Synthesis and dynamics of [gamma]-alumina supported molybdenum subcarbonyls and model compounds

Molybdenum hexacarbonyl supported on 𝛾-alumina is a precursor to an active olefin metathesis catalyst. Surface sites on the alumina act as coordinating ligands to stabilize various molybdenum subcarbonyl species. The formation of these species can be controlled by appropriate activation conditions. In particular, Mo(CO)₃(ads) can be quantitatively formed upon activation of Mo(CO)₆ on 𝛾-alumina at 100°C in flowing helium. In the reaction, three carbon monoxide ligands are replaced by either surface OH⁻ or O²⁻ depending on the degree of surface hydroxylation. This species has been shown to be active for olefin metathesis.

The intent of this dissertation is twofold. The first part is an investigation of alternate, low temperature synthetic routes to Mo(CO)₃(ads) via ligand displacement reactions using the molybdenum tricarbonyl complexes, Mo(CO)₃(CH₃CN)₃ and Mo(CO)₃(η⁶-C₆H₆). Molybdenum hexacarbonyl can be impregnated onto 𝛾-alumina using an inert hydrocarbon solvent such as pentane or benzene and these solvents are also used to adsorb Mo(CO);(11°·C6H„). However, a polar solvent such as acetone is necessary in the case of Mo(CO)₃(CH₃CN)₃. The resulting surface species using these complexes are characterized by FTIR, reaction stoichiometry and propylene metathesis activity and are compared with results obtained for 𝛾-alumina supported Mo(CO)₆. In order to interpret the results for Mo(CO)₃(CH₃CN)₃, the interaction of acetone with 𝛾-alumina was investigated since acetone is highly reactive with the surface. The results of this in situ FTIR-MS study of acetone on 𝛾-alumina are also reported.

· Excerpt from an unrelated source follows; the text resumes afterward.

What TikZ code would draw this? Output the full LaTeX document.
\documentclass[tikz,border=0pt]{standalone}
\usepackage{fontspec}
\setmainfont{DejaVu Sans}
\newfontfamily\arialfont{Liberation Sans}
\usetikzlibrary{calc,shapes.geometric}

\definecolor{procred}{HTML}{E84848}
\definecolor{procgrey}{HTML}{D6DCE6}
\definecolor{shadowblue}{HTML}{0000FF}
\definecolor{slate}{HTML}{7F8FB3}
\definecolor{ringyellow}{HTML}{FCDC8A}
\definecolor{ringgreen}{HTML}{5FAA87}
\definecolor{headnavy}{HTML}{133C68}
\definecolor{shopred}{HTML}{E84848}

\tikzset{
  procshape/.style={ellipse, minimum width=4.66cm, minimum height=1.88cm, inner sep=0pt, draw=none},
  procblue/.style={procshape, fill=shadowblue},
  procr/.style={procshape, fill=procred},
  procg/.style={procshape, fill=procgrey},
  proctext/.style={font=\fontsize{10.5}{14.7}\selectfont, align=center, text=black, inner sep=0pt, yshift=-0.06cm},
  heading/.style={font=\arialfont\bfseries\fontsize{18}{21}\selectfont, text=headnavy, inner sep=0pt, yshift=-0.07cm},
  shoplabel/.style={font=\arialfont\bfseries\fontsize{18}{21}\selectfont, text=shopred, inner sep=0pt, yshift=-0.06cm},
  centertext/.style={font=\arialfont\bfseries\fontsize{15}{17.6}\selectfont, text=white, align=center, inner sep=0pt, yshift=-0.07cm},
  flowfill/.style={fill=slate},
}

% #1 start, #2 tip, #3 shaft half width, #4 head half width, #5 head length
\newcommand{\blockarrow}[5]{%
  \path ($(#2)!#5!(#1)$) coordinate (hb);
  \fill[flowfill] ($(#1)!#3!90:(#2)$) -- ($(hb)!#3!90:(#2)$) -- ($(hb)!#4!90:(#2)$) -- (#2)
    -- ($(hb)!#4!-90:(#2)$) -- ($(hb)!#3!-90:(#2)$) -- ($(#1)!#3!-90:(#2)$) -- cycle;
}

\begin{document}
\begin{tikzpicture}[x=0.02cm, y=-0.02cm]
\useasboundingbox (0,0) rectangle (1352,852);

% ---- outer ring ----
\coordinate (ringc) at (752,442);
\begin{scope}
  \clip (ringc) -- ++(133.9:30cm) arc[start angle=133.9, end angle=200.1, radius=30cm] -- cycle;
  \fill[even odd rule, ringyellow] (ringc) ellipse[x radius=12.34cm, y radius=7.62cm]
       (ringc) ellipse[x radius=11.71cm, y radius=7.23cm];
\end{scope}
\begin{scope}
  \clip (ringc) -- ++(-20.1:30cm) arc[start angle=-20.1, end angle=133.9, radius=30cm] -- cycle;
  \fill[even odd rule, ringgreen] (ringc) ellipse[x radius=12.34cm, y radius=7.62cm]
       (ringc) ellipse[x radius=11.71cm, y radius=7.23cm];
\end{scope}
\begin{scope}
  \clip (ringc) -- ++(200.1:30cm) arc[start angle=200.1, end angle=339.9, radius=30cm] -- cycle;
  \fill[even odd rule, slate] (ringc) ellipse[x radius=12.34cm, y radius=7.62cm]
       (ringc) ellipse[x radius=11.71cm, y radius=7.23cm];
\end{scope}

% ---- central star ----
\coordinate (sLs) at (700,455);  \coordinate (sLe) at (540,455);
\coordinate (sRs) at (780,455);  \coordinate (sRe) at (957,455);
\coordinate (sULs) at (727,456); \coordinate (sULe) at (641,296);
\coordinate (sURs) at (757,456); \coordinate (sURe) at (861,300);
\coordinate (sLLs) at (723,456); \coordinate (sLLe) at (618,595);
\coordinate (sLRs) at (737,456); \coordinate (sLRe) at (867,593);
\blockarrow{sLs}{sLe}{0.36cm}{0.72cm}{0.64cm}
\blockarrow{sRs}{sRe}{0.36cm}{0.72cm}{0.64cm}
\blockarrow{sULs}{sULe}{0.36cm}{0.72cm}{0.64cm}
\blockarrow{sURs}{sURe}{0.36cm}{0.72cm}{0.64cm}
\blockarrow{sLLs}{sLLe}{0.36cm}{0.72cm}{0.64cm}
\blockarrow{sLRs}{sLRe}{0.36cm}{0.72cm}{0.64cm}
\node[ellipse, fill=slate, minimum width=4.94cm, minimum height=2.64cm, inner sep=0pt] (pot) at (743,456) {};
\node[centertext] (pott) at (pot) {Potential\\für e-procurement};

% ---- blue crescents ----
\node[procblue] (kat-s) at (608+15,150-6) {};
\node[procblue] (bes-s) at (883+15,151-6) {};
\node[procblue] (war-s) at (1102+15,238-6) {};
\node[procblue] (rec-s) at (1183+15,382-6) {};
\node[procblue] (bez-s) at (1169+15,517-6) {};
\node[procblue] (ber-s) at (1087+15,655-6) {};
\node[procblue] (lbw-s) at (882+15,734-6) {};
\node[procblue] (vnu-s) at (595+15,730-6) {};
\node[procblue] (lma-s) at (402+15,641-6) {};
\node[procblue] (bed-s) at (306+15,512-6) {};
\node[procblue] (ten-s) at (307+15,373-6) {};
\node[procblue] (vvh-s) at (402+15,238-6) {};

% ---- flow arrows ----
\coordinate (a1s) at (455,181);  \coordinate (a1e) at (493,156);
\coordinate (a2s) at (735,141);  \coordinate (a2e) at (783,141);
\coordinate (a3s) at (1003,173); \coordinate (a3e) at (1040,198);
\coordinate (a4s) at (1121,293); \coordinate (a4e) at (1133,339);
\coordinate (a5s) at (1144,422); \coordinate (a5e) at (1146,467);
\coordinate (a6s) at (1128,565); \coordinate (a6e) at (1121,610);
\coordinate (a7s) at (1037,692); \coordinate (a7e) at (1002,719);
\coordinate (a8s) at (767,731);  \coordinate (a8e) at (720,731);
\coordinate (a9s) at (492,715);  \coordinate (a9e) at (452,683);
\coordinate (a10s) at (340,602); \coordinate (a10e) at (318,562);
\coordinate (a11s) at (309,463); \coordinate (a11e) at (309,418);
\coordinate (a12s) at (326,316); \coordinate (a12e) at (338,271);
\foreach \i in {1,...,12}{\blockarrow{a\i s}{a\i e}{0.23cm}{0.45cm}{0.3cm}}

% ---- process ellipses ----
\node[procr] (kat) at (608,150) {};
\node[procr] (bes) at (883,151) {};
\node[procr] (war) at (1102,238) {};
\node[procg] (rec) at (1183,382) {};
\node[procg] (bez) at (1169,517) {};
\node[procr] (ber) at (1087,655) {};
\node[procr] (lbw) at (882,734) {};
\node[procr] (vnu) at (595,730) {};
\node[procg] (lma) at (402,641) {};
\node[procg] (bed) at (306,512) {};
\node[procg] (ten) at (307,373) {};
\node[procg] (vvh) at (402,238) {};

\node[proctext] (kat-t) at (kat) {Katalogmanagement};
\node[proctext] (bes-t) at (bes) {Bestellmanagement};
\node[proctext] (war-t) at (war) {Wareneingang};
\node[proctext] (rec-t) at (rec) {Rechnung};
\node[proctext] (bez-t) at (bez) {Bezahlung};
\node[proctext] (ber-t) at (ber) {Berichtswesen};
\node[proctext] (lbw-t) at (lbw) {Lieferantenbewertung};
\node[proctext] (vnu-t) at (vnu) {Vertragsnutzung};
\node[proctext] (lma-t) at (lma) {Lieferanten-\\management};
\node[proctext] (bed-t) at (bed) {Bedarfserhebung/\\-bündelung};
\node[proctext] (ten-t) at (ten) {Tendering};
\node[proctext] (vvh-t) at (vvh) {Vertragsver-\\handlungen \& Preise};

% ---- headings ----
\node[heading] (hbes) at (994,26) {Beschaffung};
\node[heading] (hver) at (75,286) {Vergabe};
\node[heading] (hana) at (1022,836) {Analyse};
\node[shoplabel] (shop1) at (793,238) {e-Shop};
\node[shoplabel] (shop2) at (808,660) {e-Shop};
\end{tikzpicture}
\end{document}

The second part of this dissertation involves using cross polarization-magic angle spinning ¹³C NMR to probe the dynamic natures of Mo(CO)₃(ads) and Mo(CO)₅(ads). Crystalline samples of metal tricarbonyl complexes, which serve as model compounds for Mo(CO)₃(ads), are characterized by variable temperature CP-MAS ¹³C NMR in order to determine the presence of motional processes involving the carbonyl ligands. These findings yield additional information about the nature of molybdenum subcarbonyls on 𝛾-alumina.